Эти слова – его эпитафия: так сжато и полно выражена в них вся сущность его внутренней жизни – а иной он не имел.
Поэтическое вдохновенье как дар природы… любовь к миру и к людям… очарование красотой этого мира… пыл душевного огня, презирающий опасность… мимолетная улыбка свободы и счастья… живая могила… разрушительная тоска, и все-таки жизнь, жизнь, полная духовной борьбы… и над всем этим венец страдания…
Александр Александрович Бестужев-Марлинский
«Многие ценят слишком высоко мои сказки, никто – меня самого, никто – моей печальной истории», – писал однажды Александр Бестужев в частном письме.
Действительно, в богатом собрании повестей этого, некогда столь популярного, романиста недостает одной, быть может, самой интересной – повести о его жизни. Рассказ о ней мог бы скрасить все собрание – так своеобразен был психический мир этого художника, так богата приключениями была эта жизнь, печальная и бурная жизнь агитатора, поселенца и лихого солдата.
Бестужев – одна из самых ярких личностей той эпохи. На различных поприщах проявлял он свою силу в тогдашнем обществе: его можно было встретить в светских, литературных и политических кружках, и он в них никогда не оставался в тени, а стоял на первом плане; с ним можно было столкнуться на страницах журнала, в отделе критики, где он задорно и резко полемизировал и выделялся новизной своих критических взглядов и приемов; наконец, личность его проглядывала так ясно в целом ряде повестей и рассказов, всегда занимательная, оригинальная, с умными мыслями, бурными чувствами, хотя, правда, с несколько однообразным настроением. Нельзя было пройти мимо нее не заметив.
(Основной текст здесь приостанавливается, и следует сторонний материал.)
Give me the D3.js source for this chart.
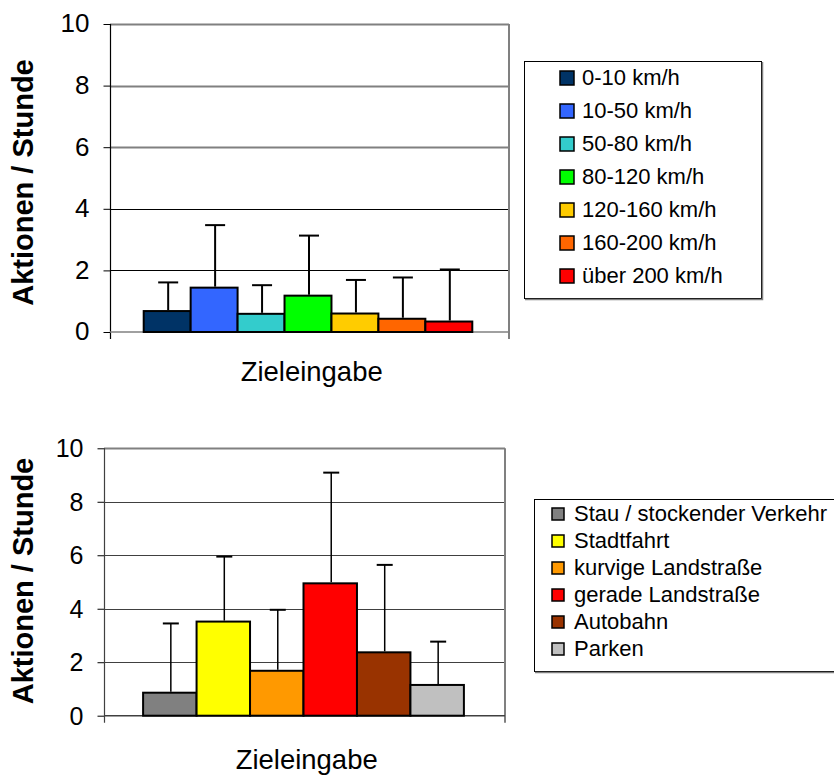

Семья, в которой Бестужев (род. 1797) вырос, была одной из самых образованных семей своего времени. Глава семьи – отец троих декабристов, Александра, Николая и Михаила Бестужевых – Александр Федосеевич был не только человек очень просвещенный, но и писатель с талантом. Имя его в истории русской мысли тесно связано с судьбой одного старого либерального журнала («С.-Петербургский журнал», 1798), издававшегося в самое нелиберальное время. А. Ф. Бестужев[126] был его редактором вместе с другим известным деятелем того времени – И. П. Пниным. Журнал, не чуждый вопросов политических и социальных, был, конечно, недолговечен и скоро скончался, но литературная деятельность его редактора не изменила своего направления; он оставался по-прежнему верен своему просвещенному и либеральному образу мыслей и в царствование Александра I стал известен как педагог и публицист. Написанные им книги, посвященные главным образом вопросу о воспитании военного юношества, проповедовали педагогику и мораль самую гуманную. Старый либерал основывал свою программу воспитания на взаимном доверии, на развитии естественных склонностей ребенка, на возбуждении в нем симпатии к ниже его стоящим, на эстетическом образовании души, на полном отказе от наказаний телесных, на чувстве солидарности, и, вообще, на всех благородных человеческих инстинктах и взглядах.
Ознакомительная версия.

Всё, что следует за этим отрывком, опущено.